The Commission has a very active Courts Commitee, which works closely with the Chief and Presiding Judges and others to facilitate equal access to the courts. Recent projects include:

  • Commission representatives worked closely with the Superior Court to develop a new housing conditions calendar that was launched on April 28, 2010. Previously, tenants did not have a mechanism to easily seek redress for even the most egregious housing code violations and typically had to tolerate terrible conditions while waiting for the landlord to bring a case for possession in the Landlord and Tenant Branch. Now tenants have a “fast–track” mechanism for affirmatively raising housing conditions issues. A DCRA housing inspector is present when the calendar is called so that the court and the parties have direct access to conditions–related information and violations can be resolved expeditiously. The Commission is working with the legal services community to increase awareness and use of the calendar.
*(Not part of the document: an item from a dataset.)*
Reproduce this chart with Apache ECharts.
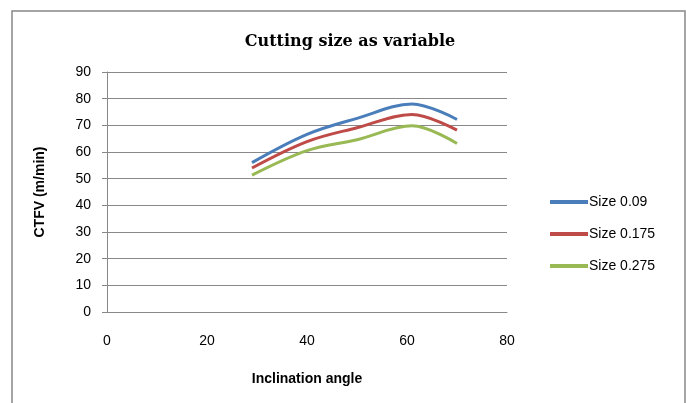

  • The Commission successfully advocated for revisions to the D.C. Code of Judicial Conduct that clarifies the affirmative role of judges in ensuring the ability of self–represented litigants to be heard and elucidates the types of reasonable accomodations judges can make to assist pre se litigants.
  • The Commission worked with the Court to ensure provisions of interpreters in all civil cases. It provided formal comments in March 2009 on the Administrative Order governing provision of interpreters and worked informally with the Court to ensure posting of guidance on the Court’s website.
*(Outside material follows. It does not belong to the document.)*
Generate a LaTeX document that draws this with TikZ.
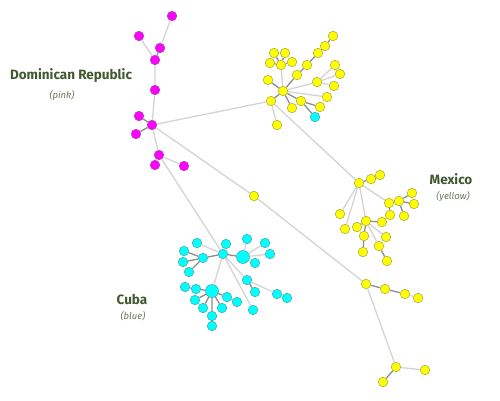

  • At the Commission’s urging, the Superior Court and Court of Appeals provided training for judges and court personnel on the use of the Language Line. The Commission continues to highlight the importance of translating court orders and other relevant documents into other languages and improving signage for limited–English proficient individuals. The Commission is engaged in ongoing language access efforts and in 2010 wrote a formal letter of support for the ABA Standing Committee on Legal Aid and Indigent Defense’s Proposed Language Access Standards in State Courts.
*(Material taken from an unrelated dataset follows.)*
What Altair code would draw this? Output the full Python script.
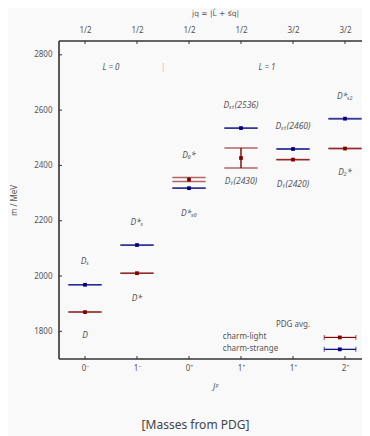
import json
import altair as alt
import pandas as pd

# ---------------- data ----------------
positions = [0, 1, 2, 3, 4, 5]
jp_labels = ["0⁻", "1⁻", "0⁺", "1⁺", "1⁺", "2⁺"]
jq_labels = ["1/2", "1/2", "1/2", "1/2", "3/2", "3/2"]

light_mass = [1869.66, 2010.26, 2349.0, 2427.0, 2421.0, 2461.1]
light_err = [0.05, 0.05, 7.0, 36.0, 0.6, 0.8]
light_names = ["D", "D*", "D₀*", "D₁(2430)", "D₁(2420)", "D₂*"]
light_label_y = [1785, 1920, 2436, 2342, 2334, 2376]

strange_mass = [1968.35, 2112.2, 2317.8, 2535.1, 2459.5, 2569.1]
strange_err = [0.07, 0.4, 0.5, 0.2, 0.6, 0.8]
strange_names = ["Dₛ", "D*ₛ", "D*ₛ₀", "Dₛ₁(2536)", "Dₛ₁(2460)", "D*ₛ₂"]
strange_label_y = [2053, 2194, 2227, 2620, 2544, 2652]

series = ["charm-light", "charm-strange"]
colors = ["#800000", "#000080"]

y_ticks = [1800, 2000, 2200, 2400, 2600, 2800]

L_text = ["L = 0", "|", "L = 1"]
L_x = [0.5, 1.5, 3.5]
L_y = [2752, 2752, 2752]

legend_title = "PDG avg."
legend_title_pos = (4.0, 1822)
legend_y = [1778, 1735]
legend_text_x = 2.65
legend_bar = (4.6, 5.21, 4.9)

half_width = 0.32

# ---------------- tables ----------------
pts = []
for s, masses, errs in [(series[0], light_mass, light_err), (series[1], strange_mass, strange_err)]:
    for p, m, e in zip(positions, masses, errs):
        pts.append({"series": s, "x": p, "m": m, "lo": m - e, "hi": m + e,
                    "x_lo": p - half_width, "x_hi": p + half_width})
pts_df = pd.DataFrame(pts)

caps = []
for r in pts:
    for yy in (r["lo"], r["hi"]):
        caps.append({"series": r["series"], "x_lo": r["x_lo"], "x_hi": r["x_hi"], "y": yy})
caps_df = pd.DataFrame(caps)

labels_df = pd.DataFrame(
    [{"x": p, "y": y, "t": t} for p, y, t in zip(positions, light_label_y, light_names)]
    + [{"x": p, "y": y, "t": t} for p, y, t in zip(positions, strange_label_y, strange_names)]
)
L_df = pd.DataFrame({"x": L_x, "y": L_y, "t": L_text})

leg_df = pd.DataFrame({"series": series, "y": legend_y, "tx": [legend_text_x] * 2,
                       "b0": [legend_bar[0]] * 2, "b1": [legend_bar[1]] * 2,
                       "bc": [legend_bar[2]] * 2})
leg_title_df = pd.DataFrame({"x": [legend_title_pos[0]], "y": [legend_title_pos[1]], "t": [legend_title]})
leg_ends_df = pd.DataFrame({"series": series * 2, "y": legend_y * 2,
                            "x": [legend_bar[0]] * 2 + [legend_bar[1]] * 2})

yt_df = pd.DataFrame({"y": y_ticks})
xt_df = pd.DataFrame({"x": positions})

# ---------------- chart ----------------
W, H = 303, 318      # visible part of the plot; the frame continues past the page edge
FULL_W = 312
FONT = "Noto Sans"
TXT = "#555555"
xs = alt.Scale(domain=[-0.5, 5.5], nice=False, zero=False, range=[0, FULL_W])
ys = alt.Scale(domain=[1700, 2850], nice=False, zero=False)
cs = alt.Scale(domain=series, range=colors)


def X(f, axis=None):
    return alt.X(f, type="quantitative", scale=xs, axis=axis)


def Y(f, axis=None):
    return alt.Y(f, type="quantitative", scale=ys, axis=axis)


C = alt.Color("series:N", scale=cs, legend=None)

bottom_axis = alt.Axis(orient="bottom", values=positions,
                       labelExpr=json.dumps(jp_labels, ensure_ascii=False) + "[datum.value]",
                       ticks=False, domain=False, grid=False, labelPadding=5,
                       labelFont=FONT, labelFontSize=8, labelColor=TXT,
                       title="Jᴾ", titleFont=FONT, titleFontSize=8, titleColor=TXT,
                       titleFontWeight="normal", titlePadding=11, titleFontStyle="italic")
top_axis = alt.Axis(orient="top", values=positions,
                    labelExpr=json.dumps(jq_labels) + "[datum.value]",
                    ticks=False, domain=False, grid=False, labelPadding=7,
                    labelFont=FONT, labelFontSize=8, labelColor=TXT,
                    title="jq = |L⃗ + s⃗q|", titleFont="DejaVu Sans", titleFontSize=7.5,
                    titleColor=TXT, titleFontWeight="normal", titlePadding=9)
left_axis = alt.Axis(orient="left", values=y_ticks, format="d", ticks=False, domain=False,
                     grid=False, labelPadding=7, labelFont=FONT, labelFontSize=8,
                     labelColor=TXT, title="m / MeV", titleFont=FONT, titleFontSize=8,
                     titleColor=TXT, titleFontWeight="normal", titlePadding=15)

caps_layer = alt.Chart(caps_df).mark_rule(strokeWidth=1.5, opacity=0.6).encode(
    x=X("x_lo", bottom_axis), x2="x_hi", y=Y("y", left_axis), color=C)

vert_layer = alt.Chart(pts_df).mark_rule(strokeWidth=1.4).encode(
    x=X("x", top_axis), y=Y("lo"), y2="hi", color=C)

pt_layer = alt.Chart(pts_df).mark_square(size=14, opacity=1).encode(
    x=X("x"), y=Y("m"), color=C)

lab_layer = alt.Chart(labels_df).mark_text(font=FONT, fontSize=8.5, fontStyle="italic",
                                           color=TXT, baseline="middle").encode(
    x=X("x"), y=Y("y"), text="t:N")

L_layer = alt.Chart(L_df).mark_text(font=FONT, fontSize=8, fontStyle="italic", color=TXT,
                                    baseline="middle").encode(
    x=X("x"), y=Y("y"), text="t:N",
    opacity=alt.condition(alt.datum.t == "|", alt.value(0.4), alt.value(1)))

leg_title_layer = alt.Chart(leg_title_df).mark_text(font=FONT, fontSize=8, color=TXT,
                                                    baseline="middle").encode(
    x=X("x"), y=Y("y"), text="t:N")
leg_text_layer = alt.Chart(leg_df).mark_text(font=FONT, fontSize=8, color=TXT, align="left",
                                             baseline="middle").encode(
    x=X("tx"), y=Y("y"), text="series:N")
leg_bar_layer = alt.Chart(leg_df).mark_rule(strokeWidth=1.2).encode(
    x=X("b0"), x2="b1", y=Y("y"), color=C)
leg_end_layer = alt.Chart(leg_ends_df).mark_tick(orient="vertical", size=5, thickness=1).encode(
    x=X("x"), y=Y("y"), color=C)
leg_pt_layer = alt.Chart(leg_df).mark_square(size=14, opacity=1).encode(
    x=X("bc"), y=Y("y"), color=C)

TICK = "#333333"
ytick_l = alt.Chart(yt_df).mark_rule(color=TICK, strokeWidth=1).encode(
    x=alt.value(0), x2=alt.value(3), y=Y("y"))
ytick_r = alt.Chart(yt_df).mark_rule(color=TICK, strokeWidth=1).encode(
    x=alt.value(FULL_W - 3), x2=alt.value(FULL_W), y=Y("y"))
xtick_b = alt.Chart(xt_df).mark_rule(color=TICK, strokeWidth=1).encode(
    x=X("x"), y=alt.value(H - 3), y2=alt.value(H))
xtick_t = alt.Chart(xt_df).mark_rule(color=TICK, strokeWidth=1).encode(
    x=X("x"), y=alt.value(0), y2=alt.value(3))

# frame: left, top, bottom (right edge falls outside the page)
spine_l = alt.Chart(xt_df.head(1)).mark_rule(color=TICK, strokeWidth=1.6).encode(
    x=alt.value(0), y=alt.value(0), y2=alt.value(H))
spine_t = alt.Chart(xt_df.head(1)).mark_rule(color=TICK, strokeWidth=1.6).encode(
    x=alt.value(0), x2=alt.value(FULL_W), y=alt.value(0))
spine_b = alt.Chart(xt_df.head(1)).mark_rule(color=TICK, strokeWidth=1.6).encode(
    x=alt.value(0), x2=alt.value(FULL_W), y=alt.value(H))

chart = alt.layer(
    caps_layer, vert_layer, pt_layer, lab_layer, L_layer,
    leg_title_layer, leg_text_layer, leg_bar_layer, leg_end_layer, leg_pt_layer,
    ytick_l, ytick_r, xtick_b, xtick_t, spine_l, spine_t, spine_b,
).resolve_axis(x="independent", y="independent").properties(
    width=W, height=H,
    autosize=alt.AutoSizeParams(type="none"),
    padding={"left": 51, "top": 33, "right": 0, "bottom": 77},
    background="#f9f9f9",
    title=alt.TitleParams("[Masses from PDG]", orient="bottom", anchor="middle",
                          font=FONT, fontSize=12, fontWeight="normal", color="#444444",
                          offset=29, dx=-15),
).configure_view(stroke=None)

chart.save("out.html", embed_options={"renderer": "svg", "actions": False})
  • The Commission brought to the Court’s attention difficulties with the in forma pauperis (IFP) application and review process. In March 2010, the Court promulgated a new court–wide IFP application for the Civil Division and Family Court. This change has improved consistency in the merit evaluation of IFP applications and made it easier for low–income litigants to seek and obtain fee waivers. The Commission continues to work with the provider community to identify instances when the new review process is not properly followed and relay that information to the Court for additional training. The Commission is also working with the Court of Appeals to try to make its IFP rule and practices consistent with those in Superior Court.
  • Representatives of the Commission worked with the Court to promulgate a rule change that eliminated the notarization requirement in Civil Division cases. Previously, litigants were required to sign certain pleadings in front of a notary. This requirement created an unnecessary burden, especially on low–income litigants because of the cost associated with notarization, the dearth of notaries in low–income neighborhoods, and the need to miss work or other obligations to travel to a notary. This change brings the Civil Division in line with other parts of Superior Court, as well as the Court of Appeals, the federal courts and a number of District agencies, which permit litigants to sign under penalty of perjury without notarization.
  • Following the serial snow–related court closures in early 2010, the Commission successfully urged the Court to articulate new policies related to weather and other emergencies. This included improving the dissemination of information to affected litigants by placing case re–calendaring information on the Court’s website and audio recording.
  • The Commission worked with the Court to prominently feature links to LawHelp on its website and kiosks.
  • The Commission worked with the Court to remedy problems arising from the District’s failure to update the self–support reserve in child–support cases. It drafted an informal sheet for the Court explaining the problems. At the Commission’s urging, the Court sent notices to obligors whose child support calculations might have been affected.
  • The Commission has worked with the Court to ensure that child support obligors are alerted to modify their child support orders before that are incarcerated. At the Commission’s urging, the Court alerted judges hearing criminal matters of the importance of raising child support obligations at the time of sentencing.
  • The Commission worked with the Court to examine data on the number and percentage of pro se litigants navigating the court system each year. This data will help to gauge the impact of the Access to Justice funding, as well as the effect of the economic downturn on the number of low–income individuals proceeding without counsel.
  • The Commission assisted with planning for the D.C. Court’s Resource Center Roundtable in April 2009 and created a bench card with information about each of the Court Pro Se Resource Centers. The Commission also made a presentation at the Court’s May 2009 pro se training and is working with the Court’s Committee on Access and Fairness to develop another training in spring 2012.

The Courts Committee continually works to identify new areas for reform. In 2011, the Commission researched best practices in other jurisdictions for assisting pro se litigants and produced an extensive memorandum detailing those innovations. As a result of that work, the Commission is examining the expansion of limited scope representation to other areas of the Court. It is also exploring the use of allocution-type interchanges between judges and pro se litigants so that judges have a mechanism to verify that a pro se litigant fully understands the terms and consequences of a settlement before the Court approves it.

In addition, the Courts Committee is working closely with legal services providers to address areas of unmet need. In collaboration with the D.C. Consortium of Legal Services Providers, it facilitated the formation of a Consumer Law Working Group that is examining practices in the Small Claims Branch and Debt Collection Calendar. The Commission is working to implement the recommendations of that working group.